The mystery of dark energy: This Week in Astronomy with Dave Eicher

Most of the mass-energy of the universe is dark energy — and we don't really understand what it is at all.
By | Published: March 4, 2024

What’s most of the universe made of? The answer isn’t stars, galaxies, or even dark matter. Instead, over two-thirds of the universe is energy — a mysterious form of it that is pushing the universe apart faster with every passing second.


This astonishing fact was discovered in 1998 by two teams of astronomers observing distant Type Ia supernovae. These are white dwarf stars that explode in a runaway thermonuclear reaction when their mass exceeds roughly 1.4 times that of the Sun. This consistent threshold means that Type Ia supernovae are all about the same brightness. So, when one goes off in a faraway galaxy, we can determine its distance based on how bright it appears to us. The fainter it looks, the farther it must be. These observations revealed that distant galaxies were receding much faster than predicted, and that the universe’s expansion was not slowing down or staying steady, but accelerating over time.

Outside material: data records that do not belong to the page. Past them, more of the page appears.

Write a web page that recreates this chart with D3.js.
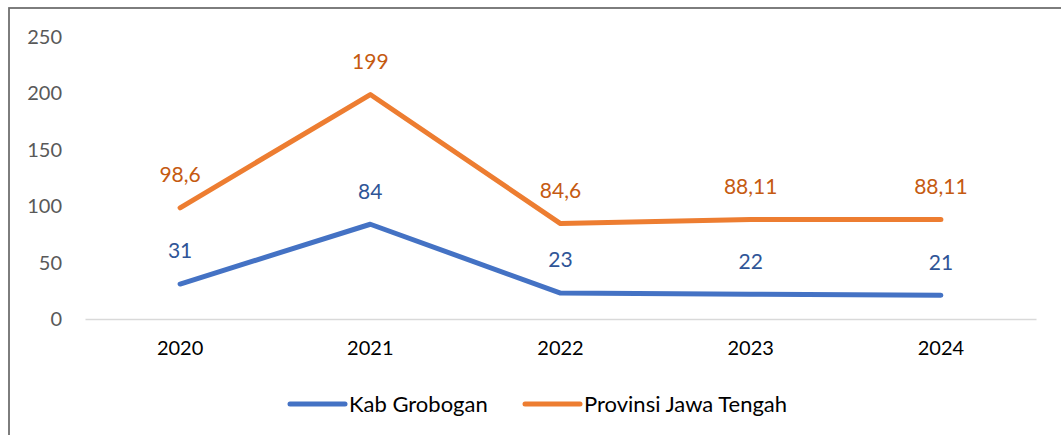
<!DOCTYPE html>
<html>
<head>
<meta charset="utf-8">
<script src="https://cdn.jsdelivr.net/npm/d3@7"></script>
<style>
  html, body { margin: 0; padding: 0; background: #fff; }
  svg { display: block; font-family: Lato, "Open Sans", sans-serif; }
</style>
</head>
<body>
<svg id="chart" width="1061" height="435"></svg>
<script>
// Years on the x axis
const years = ["2020", "2021", "2022", "2023", "2024"];
// Values per series
const grobogan = [31, 84, 23, 22, 21];
const jateng = [98.6, 199, 84.6, 88.11, 88.11];
// Printed data labels (comma as decimal separator)
const groboganLabels = ["31", "84", "23", "22", "21"];
const jatengLabels = ["98,6", "199", "84,6", "88,11", "88,11"];
// Y axis ticks
const yTicks = [0, 50, 100, 150, 200, 250];
const seriesNames = ["Kab Grobogan", "Provinsi Jawa Tengah"];

const svg = d3.select("#chart");

// outer frame
svg.append("rect")
  .attr("x", 9).attr("y", 8)
  .attr("width", 1100).attr("height", 500)
  .attr("fill", "none")
  .attr("stroke", "#6b6b6b")
  .attr("stroke-width", 1.75);

const plot = { left: 85, right: 1036, top: 37, bottom: 319 };

const x = d3.scaleBand().domain(years).range([plot.left, plot.right]);
const y = d3.scaleLinear().domain([0, 250]).range([plot.bottom, plot.top]);

// y tick labels
const yAxis = svg.append("g")
  .attr("transform", `translate(${plot.left},0)`)
  .call(d3.axisLeft(y).tickValues(yTicks).tickSize(0).tickPadding(23));
yAxis.select(".domain").remove();
yAxis.selectAll("text")
  .attr("font-family", "Lato, sans-serif")
  .attr("font-size", 20)
  .attr("fill", "#595959");

// baseline + category labels
const xAxis = svg.append("g")
  .attr("transform", `translate(0,${plot.bottom})`)
  .call(d3.axisBottom(x).tickSize(0).tickPadding(22));
xAxis.select(".domain").attr("stroke", "#d9d9d9").attr("stroke-width", 1.5);
xAxis.selectAll("text")
  .attr("font-family", "Lato, sans-serif")
  .attr("font-size", 20)
  .attr("fill", "#000");

const series = [
  { name: seriesNames[0], values: grobogan, labels: groboganLabels, color: "#4472c4", text: "#2f5597" },
  { name: seriesNames[1], values: jateng, labels: jatengLabels, color: "#ed7d31", text: "#c55a11" }
];

const line = d3.line()
  .x((d, i) => x(years[i]) + x.bandwidth() / 2)
  .y(d => y(d));

series.forEach(s => {
  svg.append("path")
    .datum(s.values)
    .attr("d", line)
    .attr("fill", "none")
    .attr("stroke", s.color)
    .attr("stroke-width", 5)
    .attr("stroke-linecap", "round")
    .attr("stroke-linejoin", "round");

  svg.append("g").selectAll("text")
    .data(s.values)
    .join("text")
    .attr("x", (d, i) => x(years[i]) + x.bandwidth() / 2)
    .attr("y", d => y(d) - 33)
    .attr("dy", "0.35em")
    .attr("text-anchor", "middle")
    .attr("font-size", 21)
    .attr("fill", s.text)
    .text((d, i) => s.labels[i]);
});

// legend
const legend = svg.append("g");
const legendItems = [
  { x0: 290, name: seriesNames[0], color: series[0].color },
  { x0: 525, name: seriesNames[1], color: series[1].color }
];
legendItems.forEach(it => {
  legend.append("line")
    .attr("x1", it.x0).attr("x2", it.x0 + 55)
    .attr("y1", 404).attr("y2", 404)
    .attr("stroke", it.color)
    .attr("stroke-width", 5)
    .attr("stroke-linecap", "round");
  legend.append("text")
    .attr("x", it.x0 + 59)
    .attr("y", 404)
    .attr("dy", "0.35em")
    .attr("font-size", 22)
    .attr("fill", "#000")
    .text(it.name);
});
</script>
</body>
</html>
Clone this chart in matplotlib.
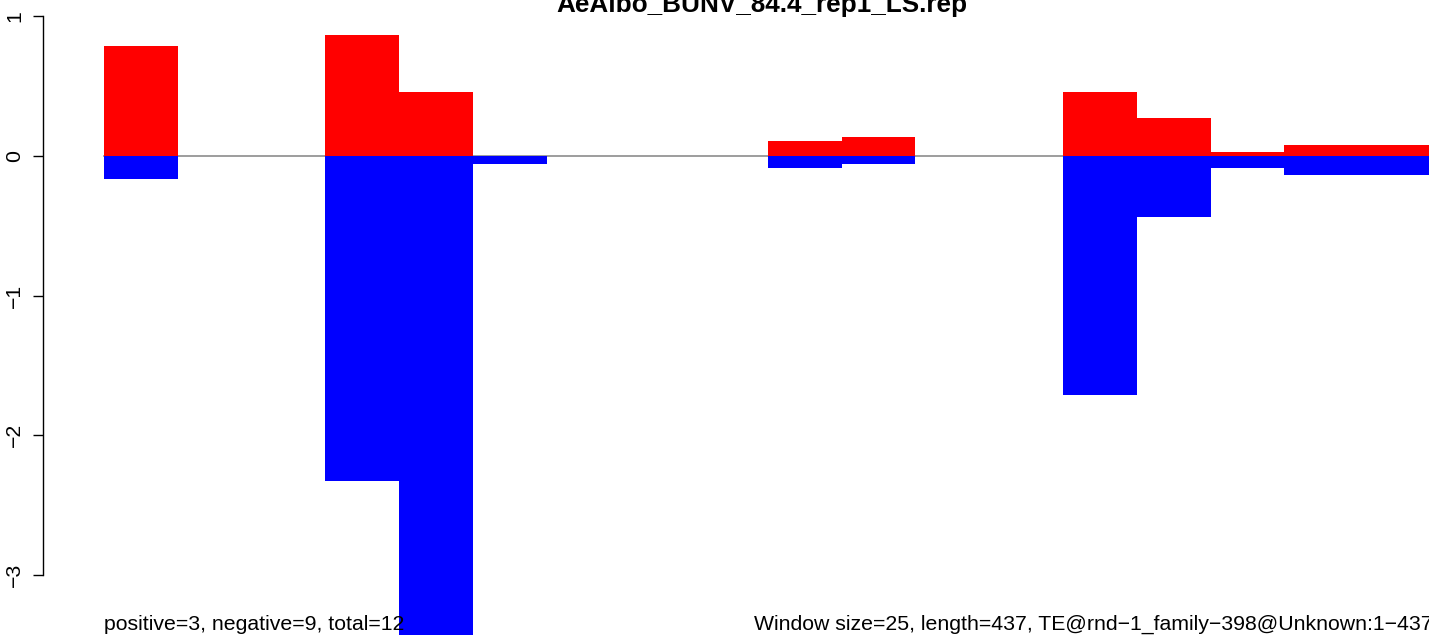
import numpy as np
import matplotlib
matplotlib.use("Agg")
import matplotlib.pyplot as plt

# ---- data ----
window_size = 25
windows = [0, 25, 50, 75, 100, 125, 150, 175, 200, 225, 250, 275, 300, 325, 350, 375, 400, 425]
pos_vals = [0.785, 0, 0, 0.864, 0.456, 0, 0, 0, 0, 0.105, 0.134, 0, 0, 0.456, 0.27, 0.026, 0.077, 0.077]
neg_vals = [-0.164, 0, 0, -2.33, -3.6, -0.057, 0, 0, 0, -0.086, -0.057, 0, 0, -1.713, -0.439, -0.088, -0.138, -0.138]
yticks = [-3, -2, -1, 0, 1]
title = "AeAlbo_BUNV_84.4_rep1_LS.rep"
left_note = "positive=3, negative=9, total=12"
right_note = "Window size=25, length=437, TE@rnd\u22121_family\u2212398@Unknown:1\u2212437"

# ---- layout (pixels) ----
W, H = 1429, 635
px_per_x = 2.9507
x0_px = 104
y0_px = 155.7
px_per_y = 139.8
axis_px = 43

plt.rcParams['font.family'] = ['Liberation Sans', 'DejaVu Sans']
fig = plt.figure(figsize=(W / 100, H / 100), dpi=100)
ax = fig.add_axes([0, 0, 1, 1])
ax.set_xlim(-x0_px / px_per_x, (W - x0_px) / px_per_x)
ax.set_ylim(-(H - y0_px) / px_per_y, y0_px / px_per_y)

ax.axhline(0, xmin=x0_px / W, xmax=1, color='#8c8c8c', lw=1.2, zorder=1)
ax.bar(windows, pos_vals, width=window_size, align='edge', color='#ff0000', lw=0, zorder=2)
ax.bar(windows, neg_vals, width=window_size, align='edge', color='#0000ff', lw=0, zorder=2)

for s in ['top', 'right', 'bottom']:
    ax.spines[s].set_visible(False)
ax.spines['left'].set_position(('data', (axis_px - x0_px) / px_per_x))
ax.spines['left'].set_bounds(min(yticks), max(yticks))
ax.spines['left'].set_linewidth(1.0)
ax.set_xticks([])
ax.set_yticks(yticks)
ax.set_yticklabels(['\u22123', '\u22122', '\u22121', '0', '1'])
ax.tick_params(axis='y', length=7.2, width=1.0, pad=13, labelsize=15.3)
for lab in ax.get_yticklabels():
    lab.set_rotation(90)
    lab.set_ha('center')
    lab.set_va('center')
ax.patch.set_visible(False)

fig.text(762 / W, 1 - 12 / H, title, ha='center', va='baseline', fontsize=18.8, fontweight='bold')
fig.text(x0_px / W, 1 - 630 / H, left_note, ha='left', va='baseline', fontsize=15.3)
fig.text(753.5 / W, 1 - 630 / H, right_note, ha='left', va='baseline', fontsize=15.3)

fig.savefig('out.png', dpi=100)
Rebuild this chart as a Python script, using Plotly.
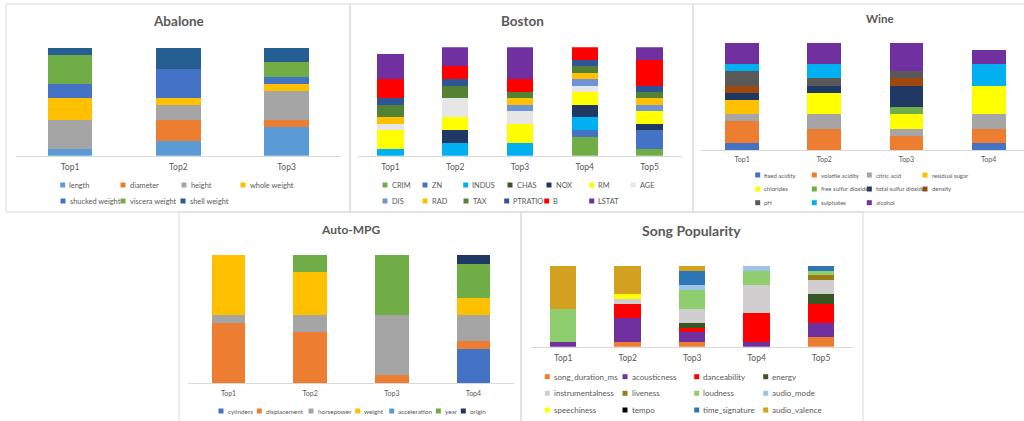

This source of this acceleration is what we now call dark energy — and what exactly it is remains a mystery. The simplest explanation can be represented mathematically by what theorists call a cosmological constant, written in equations by the Greek latter lambda (Λ). One interpretation of the cosmological constant is that it is a force that is part of space itself — and so as the universe expands, the amount of dark energy grows. But simply being able to capture this in an equation doesn’t tell us much about its nature.

The leaders of the supernovae survey teams who discovered the accelerating universe shared the Nobel Prize in physics in 2011. If you can figure out what dark energy is, you’re sure to snag one yourself.